Generally, if you owe income taxes, CRA cannot take collection action without first letting you try to prove you don’t owe the money. You have a right to file an objection with CRA’s Appeals Branch and, if you’re still unsatisfied, you can appeal to the Tax Court of Canada. This whole process can easily take two years or more. During all that time, normally, CRA may not try to collect the amount it thinks you owe. Some call these restrictions “collection stay rules”. They’re in ITA s. 225.1.
There are exceptions to these rules, though. They don’t apply to amounts that you were supposed to withhold and remit, such as EI or CPP premiums and contributions. They don’t apply to 50% of the amount CRA claims a large corporation owes or 50% of the amount of a tax shelter donation credit claim that CRA disputes. They don’t apply to GST remittances or refunds either. And, in rare cases, CRA may apply to a Federal Court judge or a provincial superior court justice for a “jeopardy order”, allowing early collection action. The CRA applies for these jeopardy orders under ITA s. 225.2 on an ex parte basis, i.e., “without [the other] party”, so that the tax debtor cannot rush to hide the property before CRA gets the order.

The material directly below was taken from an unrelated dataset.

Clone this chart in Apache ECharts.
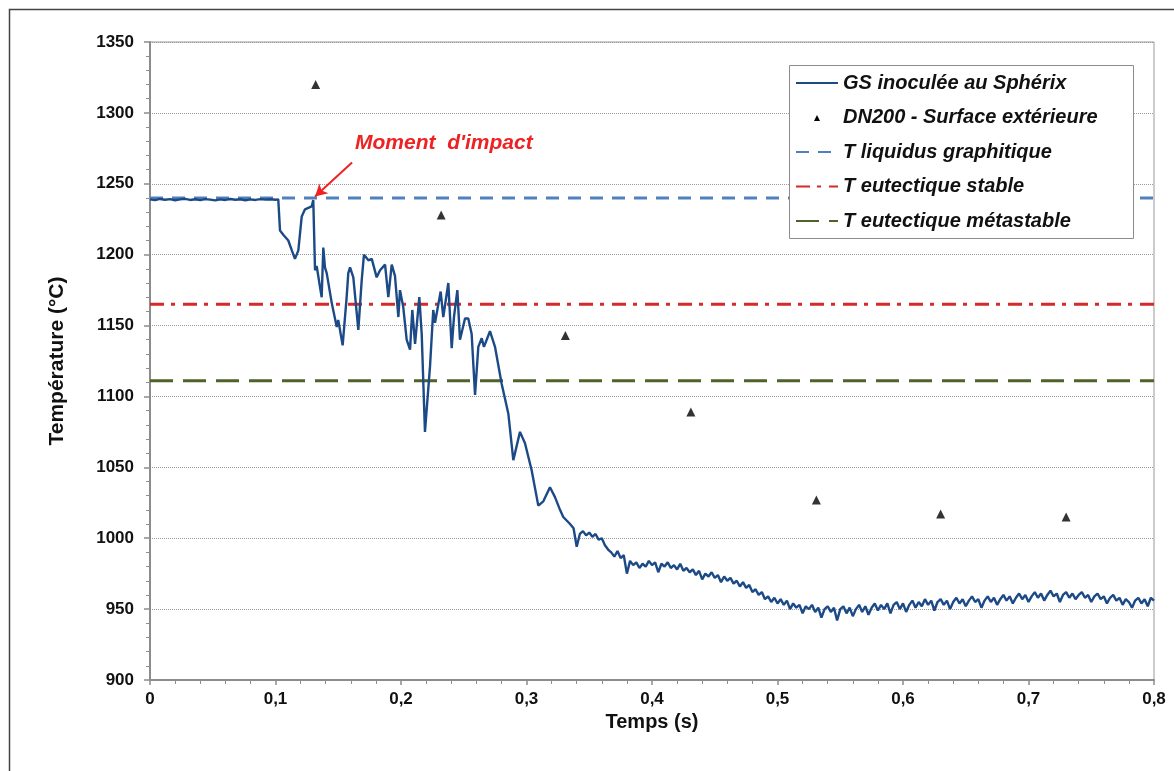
<!DOCTYPE html>
<html>
<head>
<meta charset="utf-8">
<script src="https://cdn.jsdelivr.net/npm/echarts@6/dist/echarts.min.js"></script>
<style>
html,body{margin:0;padding:0;background:#fff;}
#chart{width:1174px;height:771px;}
</style>
</head>
<body>
<div id="chart"></div>
<script>
// ---- DATA ----
const seriesNames = ['GS inoculée au Sphérix', 'DN200 - Surface extérieure', 'T liquidus graphitique', 'T eutectique stable', 'T eutectique métastable'];
const xTicks = [0, 0.1, 0.2, 0.3, 0.4, 0.5, 0.6, 0.7, 0.8];
const yTicks = [900, 950, 1000, 1050, 1100, 1150, 1200, 1250, 1300, 1350];

// GS inoculée au Sphérix : [temps (s), température (°C)]
const gsCurve = [
  [0,1239],[0.004,1238.5],[0.008,1239.3],[0.012,1238.7],[0.016,1239.2],[0.02,1238.4],[0.024,1239],[0.028,1239.4],
  [0.032,1238.6],[0.036,1239.1],[0.04,1238.5],[0.044,1239.2],[0.048,1238.8],[0.052,1238.3],[0.056,1239],[0.06,1238.6],
  [0.064,1239.3],[0.068,1238.7],[0.072,1239.1],[0.076,1238.4],[0.08,1239],[0.084,1238.6],[0.088,1239.2],[0.092,1238.8],
  [0.096,1239.1],[0.1,1238.7],[0.1022,1239],
  [0.1036,1217],[0.1062,1214],[0.1102,1210],[0.113,1203],[0.1155,1197],[0.1182,1203],[0.1209,1227],[0.1235,1232],
  [0.1288,1234],[0.1301,1238.5],[0.1315,1189],[0.1328,1192],[0.1355,1177],[0.1368,1170],[0.1381,1205],[0.1394,1191],
  [0.1408,1187],[0.1448,1166],[0.1488,1149],[0.15,1154],[0.1535,1136],[0.1567,1170],[0.158,1187],[0.1594,1191],
  [0.162,1184],[0.166,1147],[0.1687,1182],[0.1705,1200],[0.174,1196],[0.1767,1197],[0.1806,1184],[0.1833,1189],
  [0.1873,1193],[0.1899,1170],[0.1926,1193],[0.1952,1185],[0.1979,1156],[0.1992,1175],[0.2018,1163],[0.2045,1140],
  [0.2072,1133],[0.209,1161],[0.2112,1137],[0.2146,1170],[0.2165,1144],[0.2191,1075],[0.2231,1121],[0.2257,1161],
  [0.2271,1152],[0.2316,1174],[0.2337,1156],[0.2377,1180],[0.2404,1134],[0.2422,1156],[0.2449,1175],[0.247,1140],
  [0.251,1155],[0.2536,1155],[0.2563,1144],[0.259,1101],[0.2616,1135],[0.2643,1141],[0.2661,1135],[0.2709,1146],
  [0.2749,1135],[0.2802,1109],[0.2855,1088],[0.2895,1055],[0.2948,1075],[0.2988,1067],[0.3041,1048],[0.3094,1023],
  [0.3134,1026],[0.3187,1036],[0.3227,1029],[0.3267,1020],[0.3293,1015],[0.3347,1010],[0.3375,1007],[0.34,994],
  [0.3425,1003],[0.345,1005],[0.3475,1002],[0.35,1004],[0.3525,1001],[0.355,1003],[0.3575,999],[0.36,1000],
  [0.3625,995],[0.365,992],[0.3675,990],[0.37,987],[0.3725,991],[0.375,986],[0.3775,988],[0.38,975],
  [0.3825,984],[0.385,981],[0.3875,983],[0.39,979],[0.3925,982],[0.395,980],[0.3975,984],[0.4,981],
  [0.4025,983],[0.405,976],[0.4075,982],[0.41,980],[0.4125,983],[0.415,979],[0.4175,981],[0.42,978],
  [0.4225,982],[0.425,977],[0.4275,979],[0.43,976],[0.4325,978],[0.435,974],[0.4375,977],[0.44,971],
  [0.4425,975],[0.445,973],[0.4475,976],[0.45,972],[0.4525,974],[0.455,969],[0.4575,973],[0.46,970],
  [0.4625,972],[0.465,968],[0.4675,970],[0.47,966],[0.4725,969],[0.475,965],[0.4775,967],[0.48,962],
  [0.4825,964],[0.485,960],[0.4875,962],[0.49,957],[0.4925,959],[0.495,955],[0.4975,958],[0.5,954],
  [0.5025,957],[0.505,953],[0.5075,956],[0.51,950],[0.5125,954],[0.515,951],[0.5175,953],[0.52,947],
  [0.5225,952],[0.525,950],[0.5275,953],[0.53,948],[0.5325,951],[0.535,944],[0.5375,950],[0.54,952],
  [0.5425,948],[0.545,951],[0.5475,942],[0.55,950],[0.5525,952],[0.555,947],[0.5575,951],[0.56,945],
  [0.5625,950],[0.565,953],[0.5675,948],[0.57,952],[0.5725,946],[0.575,951],[0.5775,954],[0.58,949],
  [0.5825,953],[0.585,950],[0.5875,954],[0.59,947],[0.5925,953],[0.595,955],[0.5975,950],[0.6,954],
  [0.6025,948],[0.605,953],[0.6075,956],[0.61,951],[0.6125,955],[0.615,952],[0.6175,957],[0.62,953],
  [0.6225,956],[0.625,949],[0.6275,955],[0.63,957],[0.6325,953],[0.635,956],[0.6375,950],[0.64,955],
  [0.6425,958],[0.645,954],[0.6475,957],[0.65,952],[0.6525,956],[0.655,959],[0.6575,955],[0.66,957],
  [0.6625,951],[0.665,956],[0.6675,959],[0.67,955],[0.6725,958],[0.675,953],[0.6775,957],[0.68,960],
  [0.6825,956],[0.685,959],[0.6875,954],[0.69,958],[0.6925,961],[0.695,957],[0.6975,960],[0.7,955],
  [0.7025,959],[0.705,962],[0.7075,958],[0.71,961],[0.7125,956],[0.715,960],[0.7175,963],[0.72,959],
  [0.7225,961],[0.725,955],[0.7275,960],[0.73,962],[0.7325,958],[0.735,961],[0.7375,957],[0.74,960],
  [0.7425,962],[0.745,958],[0.7475,960],[0.75,955],[0.7525,959],[0.755,961],[0.7575,957],[0.76,959],
  [0.7625,954],[0.765,958],[0.7675,960],[0.77,956],[0.7725,958],[0.775,953],[0.7775,957],[0.78,955],
  [0.7825,951],[0.785,956],[0.7875,958],[0.79,954],[0.7925,957],[0.795,952],[0.7975,958],[0.8,956]
];

// DN200 - Surface extérieure
const dn200Times = [0.132, 0.232, 0.331, 0.431, 0.531, 0.630, 0.730];
const dn200Temps = [1320, 1228, 1143, 1089, 1027, 1017, 1015];

// Températures de référence
const tLiquidus = 1240;
const tEutStable = 1165;
const tEutMetastable = 1111;
const xRange = [0, 0.8];

// Annotation "Moment d'impact" : flèche [temps, température]
const impactArrowFrom = [0.161, 1265];
const impactArrowTo = [0.1315, 1241];
const impactLabel = "Moment  d'impact";

// ---- CHART ----
const FONT = '"Liberation Sans", Arial, sans-serif';
const chart = echarts.init(document.getElementById('chart'), null, {renderer: 'canvas'});

function hline(name, val, color, dash) {
  return {
    name: name, type: 'line', symbol: 'none', silent: true,
    data: [[xRange[0], val], [xRange[1], val]],
    lineStyle: {color: color, width: 3, type: dash},
    itemStyle: {color: color},
    z: 2
  };
}

const option = {
  animation: false,
  backgroundColor: '#fff',
  textStyle: {fontFamily: FONT},
  grid: {left: 150, right: 20, top: 42, bottom: 91, show: true, borderColor: '#999', borderWidth: 1, backgroundColor: 'transparent'},
  xAxis: {
    type: 'value', min: 0, max: 0.8, interval: 0.1,
    name: 'Temps (s)', nameLocation: 'middle', nameGap: 29,
    nameTextStyle: {fontFamily: FONT, fontSize: 20, fontWeight: 'bold', color: '#111'},
    axisLine: {show: true, lineStyle: {color: '#8c8c8c', width: 2}},
    axisTick: {show: true, length: 5, lineStyle: {color: '#8c8c8c', width: 1.5}},
    minorTick: {show: true, splitNumber: 5, length: 4, lineStyle: {color: '#8c8c8c', width: 1}},
    splitLine: {show: false},
    axisLabel: {
      margin: 11, fontFamily: FONT, fontSize: 17, fontWeight: 'bold', color: '#111',
      formatter: function (v) { return v === 0 ? '0' : v.toFixed(1).replace('.', ','); }
    }
  },
  yAxis: {
    type: 'value', min: 900, max: 1350, interval: 50,
    name: 'Température (°C)', nameLocation: 'middle', nameGap: 82, nameRotate: 90,
    nameTextStyle: {fontFamily: FONT, fontSize: 21, fontWeight: 'bold', color: '#111'},
    axisLine: {show: true, lineStyle: {color: '#8c8c8c', width: 2}},
    axisTick: {show: true, length: 6, lineStyle: {color: '#8c8c8c', width: 1.5}},
    minorTick: {show: true, splitNumber: 5, length: 4, lineStyle: {color: '#8c8c8c', width: 1}},
    splitLine: {show: true, lineStyle: {color: '#9a9a9a', width: 1, type: 'dotted'}},
    axisLabel: {margin: 16, fontFamily: FONT, fontSize: 17, fontWeight: 'bold', color: '#111',
      formatter: function (v) { return String(v); }}
  },
  legend: {
    orient: 'vertical', left: 789, top: 65, itemWidth: 42, itemHeight: 14, itemGap: 12.5,
    padding: [7, 10, 7, 6], z: 6,
    backgroundColor: 'transparent', borderWidth: 0,
    itemStyle: {opacity: 0},
    textStyle: {fontFamily: FONT, fontSize: 20, lineHeight: 22, fontWeight: 'bold', fontStyle: 'italic', color: '#111'},
    data: [
      {name: seriesNames[0]},
      {name: seriesNames[1], icon: 'path://M0,0 M42,14 M18,10.5 L21,4.5 L24,10.5 Z', itemStyle: {color: '#000', opacity: 1}},
      {name: seriesNames[2]},
      {name: seriesNames[3]},
      {name: seriesNames[4]}
    ]
  },
  series: [
    {
      name: seriesNames[0], type: 'line', symbol: 'none', data: gsCurve,
      lineStyle: {color: '#1c4a86', width: 2.4}, itemStyle: {color: '#1c4a86'}, z: 5,
      markLine: {
        silent: true, symbol: ['none', 'arrow'], symbolSize: [10, 12],
        lineStyle: {color: '#ee2222', width: 2, type: 'solid'},
        label: {show: false},
        data: [[{coord: impactArrowFrom}, {coord: impactArrowTo}]]
      }
    },
    {
      name: seriesNames[1], type: 'scatter', symbol: 'triangle', symbolSize: 9,
      data: dn200Times.map((t, i) => [t, dn200Temps[i]]),
      itemStyle: {color: '#000'}, z: 6
    },
    hline(seriesNames[2], tLiquidus, '#4f81bd', [13, 9]),
    hline(seriesNames[3], tEutStable, '#d42a2a', [14, 7, 4, 8]),
    hline(seriesNames[4], tEutMetastable, '#4f6228', [23, 10])
  ],
  graphic: [
    {type: 'rect', left: 7, top: 7, shape: {width: 1200, height: 800}, style: {fill: 'none', stroke: '#444', lineWidth: 1.5}, silent: true, z: -1},
    {type: 'rect', left: 789, top: 65, shape: {width: 344, height: 173}, style: {fill: '#fff', stroke: '#8c8c8c', lineWidth: 1}, silent: true, z: 3},
    {type: 'text', left: 355, top: 133, style: {text: impactLabel, font: 'italic bold 21px "Liberation Sans", Arial, sans-serif', fill: '#ee2222'}}
  ]
};
chart.setOption(option);
</script>
</body>
</html>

In this case, CRA did get a jeopardy order, allowing it to put a lien on the Tassones’ home. The Tassones applied to the FC to have the lien removed, on the basis that the CRA had not honestly shown that collection of the tax debt was in jeopardy. The Tassones didn’t file “an affidavit in support of this application and thus avoided cross-examination by the respondent.” (Para. 4.)

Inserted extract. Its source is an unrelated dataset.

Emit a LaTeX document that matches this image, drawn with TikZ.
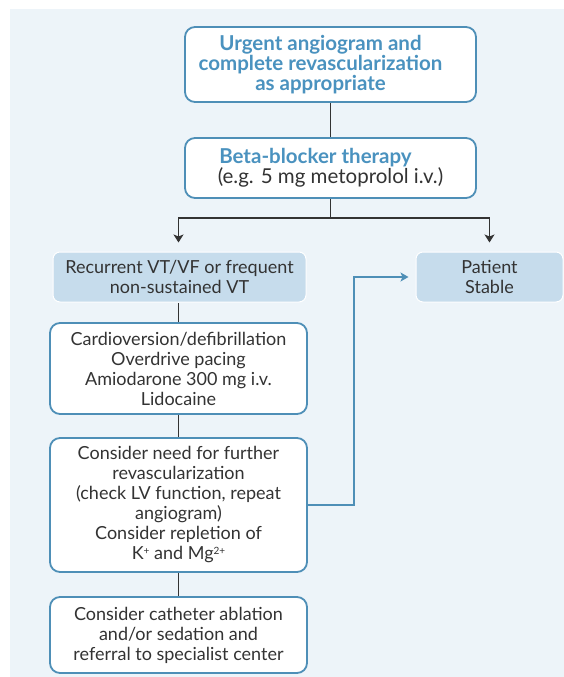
\documentclass[tikz,border=0pt]{standalone}
\usepackage{fontspec}
\setmainfont{Lato}
\usetikzlibrary{arrows.meta,positioning}
\definecolor{panel}{HTML}{EDF4F9}
\definecolor{boxfill}{HTML}{C6DCEC}
\definecolor{bord}{HTML}{4E8FB7}
\definecolor{titleblue}{HTML}{4A92BF}
\definecolor{bodytext}{HTML}{333333}
\newcommand{\tl}[2][20pt]{#2\kern#1}
\newcommand{\smallsup}[1]{\raisebox{0.55ex}{\fontsize{10}{10}\selectfont #1}}
\tikzset{
  whitebox/.style={draw=bord, line width=1.8pt, fill=white, rounded corners=10pt,
    align=center, inner sep=0pt, text=bodytext, font=\fontsize{18}{20}\selectfont},
  filledbox/.style={draw=white, line width=1pt, fill=boxfill, rounded corners=7pt,
    align=center, inner sep=0pt, text=bodytext, font=\fontsize{18}{20}\selectfont},
  titletext/.style={text=titleblue, font=\bfseries\fontsize{20.5}{20}\selectfont},
  conn/.style={draw=black!80, line width=1.1pt},
  connarrow/.style={conn, -{Stealth[length=8pt,width=10pt,inset=2pt]}},
  bluearrow/.style={draw=bord, line width=1.1pt, -{Stealth[length=8pt,width=9pt,inset=2pt]}}
}
\begin{document}
\begin{tikzpicture}[x=1pt,y=-1pt]
\useasboundingbox (0,0) rectangle (564,677);
\fill[panel] (10,9) rectangle (564,677);

\node[whitebox, titletext, minimum width=291pt, minimum height=75pt] (top) at (330.5,64.5)
  {\tl{Urgent angiogram and}\\\tl{complete revascularization}\\\tl{as appropriate}};
\node[whitebox, minimum width=291pt, minimum height=60pt] (bb) at (330.5,168)
  {{\color{titleblue}\bfseries\fontsize{20.5}{20}\selectfont \tl[30pt]{Beta-blocker therapy}}\\{\fontsize{20.5}{20}\selectfont (e.g. 5 mg metoprolol i.v.)}};
\node[filledbox, minimum width=253pt, minimum height=50pt] (rec) at (179.5,277)
  {Recurrent VT/VF or frequent\\non-sustained VT};
\node[filledbox, minimum width=147pt, minimum height=50pt] (ps) at (489.5,277)
  {Patient\\Stable};
\node[whitebox, minimum width=257pt, minimum height=91pt] (cardio) at (178.5,368.5)
  {Cardioversion/defibrillation\\Overdrive pacing\\Amiodarone 300 mg i.v.\\Lidocaine};
\node[whitebox, minimum width=257pt, minimum height=134pt] (cons) at (178.5,505)
  {Consider need for further\\revascularization\\(check LV function, repeat\\angiogram)\\Consider repletion of\\K\smallsup{+} and Mg\smallsup{2+}};
\node[whitebox, minimum width=257pt, minimum height=76pt] (cath) at (178.5,635)
  {Consider catheter ablation\\and/or sedation and\\referral to specialist center};

\coordinate (split) at (330.5,218);
\coordinate (bend) at (354,505);
\draw[conn] (top) -- (bb);
\draw[conn] (bb.south) -- (split);
\draw[connarrow] (split) -| ([yshift=9pt]rec.north -| cardio.north);
\draw[connarrow] (split) -| ([yshift=9pt]ps.north);
\draw[conn] (cardio.north) -- (cardio.north |- rec.south);
\draw[conn] (cardio) -- (cons);
\draw[conn] (cons) -- (cath);
\draw[bluearrow, shorten >=7pt] (cons.east) -- (bend) |- (ps.west);
\end{tikzpicture}
\end{document}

“[10] The case law recognises that the Minister must make full and frank disclosure in an ex parte application for a jeopardy order and that failure to do so will result in the order’s being set aside in a review application made under subsection 225.2(8) of the ITA even if the evidence before the Court demonstrates that there was a valid case for the order being issued. Thus, lack of full and frank disclosure is a stand-alone basis for review of an ex parte jeopardy order (Re Papa at para 21). However, full and frank disclosure does not require the disclosure of material that is irrelevant to whether or not a jeopardy order should be issued (Minister of National Revenue v Rouleau (1995), 101 FTR 57, 95 DTC 5597 (Fed TD) at para 10).”

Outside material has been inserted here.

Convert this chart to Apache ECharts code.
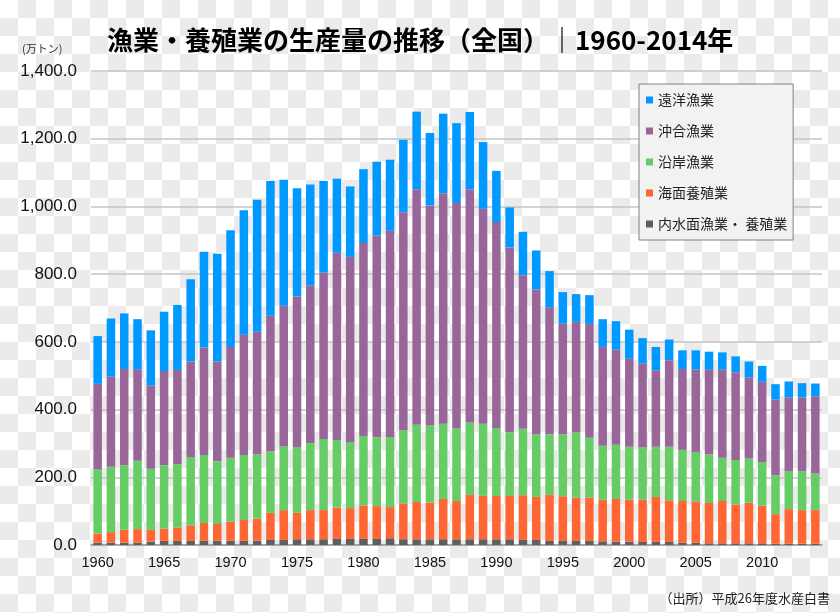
<!DOCTYPE html>
<html>
<head>
<meta charset="utf-8">
<script src="https://cdn.jsdelivr.net/npm/echarts@6/dist/echarts.min.js"></script>
<style>
html,body{margin:0;padding:0;}
body{width:840px;height:613px;background:repeating-conic-gradient(#ebebeb 0 25%, #ffffff 0 50%) 0 0/36px 36px;}
#chart{width:840px;height:613px;}
</style>
</head>
<body>
<div id="chart"></div>
<script>
const years = [];
for (let y = 1960; y <= 2014; y++) years.push(String(y));

const seriesNames = ['遠洋漁業', '沖合漁業', '沿岸漁業', '海面養殖業', '内水面漁業・ 養殖業'];

// 万トン
const distant = [141,172,164,149,163,175,192,243,283,318,345,368,390,398,372,320,298,270,219,208,218,218,210,214,229,214,235,236,228,197,151,118,128,115,107,93,82,85,82,84,86,75,69,61,55,57,53,51,47,47,47,45,47,42,38];
const offshore = [252,266,284,269,246,278,278,282,317,295,327,355,362,401,416,445,466,492,553,548,570,596,609,644,696,650,681,665,689,635,609,546,454,428,375,327,327,336,292,281,260,248,226,256,239,243,250,260,259,240,237,224,218,218,228];
const coastal = [190,193,191,202,180,188,187,202,201,185,189,192,190,181,188,194,198,210,199,194,205,203,207,216,228,228,222,215,214,213,200,188,196,185,179,183,192,177,159,160,156,154,148,158,151,147,144,128,131,130,129,115,112,115,108];
const marineAqua = [27,31,38,40,35,36,40,46,52,49,56,62,65,80,88,78,86,86,93,91,99,97,92,106,110,108,119,113,131,128,128,128,132,127,136,132,128,128,123,126,124,125,133,123,123,121,119,125,115,120,111,87,102,99,99];
const inland = [7,7,7,7,10,12,12,12,13,13,13,12,13,15,15,17,17,17,18,18,18,18,20,17,17,17,17,17,17,17,17,17,15,15,12,12,12,12,11,10,10,9,9,9,7,7,5,5,5,5,5,4,4,4,4];

const yTicks = [0, 200, 400, 600, 800, 1000, 1200, 1400];
const colors = ['#0099ff', '#996699', '#66cc66', '#ff6633', '#5f5f5f'];

const chart = echarts.init(document.getElementById('chart'), null, {renderer: 'canvas'});
const fontJP = '"Noto Sans CJK JP", "Liberation Sans", sans-serif';

function mk(name, data, color) {
  return {
    name: name, type: 'bar', stack: 'total', data: data,
    barCategoryGap: '36%',
    itemStyle: {color: color},
    emphasis: {disabled: true}
  };
}

chart.setOption({
  animation: false,
  backgroundColor: 'transparent',
  textStyle: {fontFamily: fontJP},
  title: [
    {text: '漁業・養殖業の生産量の推移（全国）｜1960-2014年', left: 102, top: 22,
     textStyle: {fontSize: 26, fontWeight: 'bold', color: '#000', fontFamily: fontJP}},
    {text: '(万トン)', left: 17, top: 38,
     textStyle: {fontSize: 11, fontWeight: 'normal', color: '#333', fontFamily: fontJP}},
    {text: '（出所）平成26年度水産白書', right: 5, top: 587,
     textStyle: {fontSize: 13, fontWeight: 'normal', color: '#222', fontFamily: fontJP}}
  ],
  legend: {
    orient: 'vertical', left: 639, top: 84,
    data: seriesNames,
    icon: 'rect', itemWidth: 7, itemHeight: 7, itemGap: 17,
    padding: [9, 6, 9, 7],
    backgroundColor: '#f2f2f2', borderColor: '#808080', borderWidth: 1,
    textStyle: {fontSize: 14, color: '#222', lineHeight: 14, fontFamily: fontJP},
    selectedMode: false
  },
  grid: {left: 91, right: 18, top: 71, bottom: 68, containLabel: false},
  xAxis: {
    type: 'category', data: years,
    axisLine: {lineStyle: {color: '#999', width: 1.5}},
    axisTick: {interval: 4, length: 5, lineStyle: {color: '#999'}},
    axisLabel: {interval: 4, fontSize: 14.5, color: '#111', margin: 10, fontFamily: '"Liberation Sans", Arial, sans-serif'}
  },
  yAxis: {
    type: 'value', min: 0, max: 1400, interval: 200,
    axisLine: {show: false}, axisTick: {show: false},
    splitLine: {lineStyle: {color: '#c4c4c4', width: 1.5}},
    axisLabel: {fontSize: 17, color: '#111', margin: 14, fontFamily: '"Liberation Sans", Arial, sans-serif',
      formatter: v => yTicks.includes(v) ? v.toLocaleString('en-US', {minimumFractionDigits: 1, maximumFractionDigits: 1}) : ''}
  },
  series: [
    mk(seriesNames[4], inland, colors[4]),
    mk(seriesNames[3], marineAqua, colors[3]),
    mk(seriesNames[2], coastal, colors[2]),
    mk(seriesNames[1], offshore, colors[1]),
    mk(seriesNames[0], distant, colors[0])
  ]
});
</script>
</body>
</html>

As Gleason J. decided that “the applicants have been unable to point to any relevant fact that the Minster failed to disclose on the ex parte application”, she rejected their challenge of the jeopardy order. (Para. 15)
Another way to challenge the jeopardy order is to show that “that there are reasonable grounds to doubt that the collection of all or any part of the amount assessed would be jeopardised by a delay in the collection of that amount.” (Para. 16) But there were many reasonable grounds for saying that collection was jeopardized. (Para. 17.) So, CRA protected its collection action.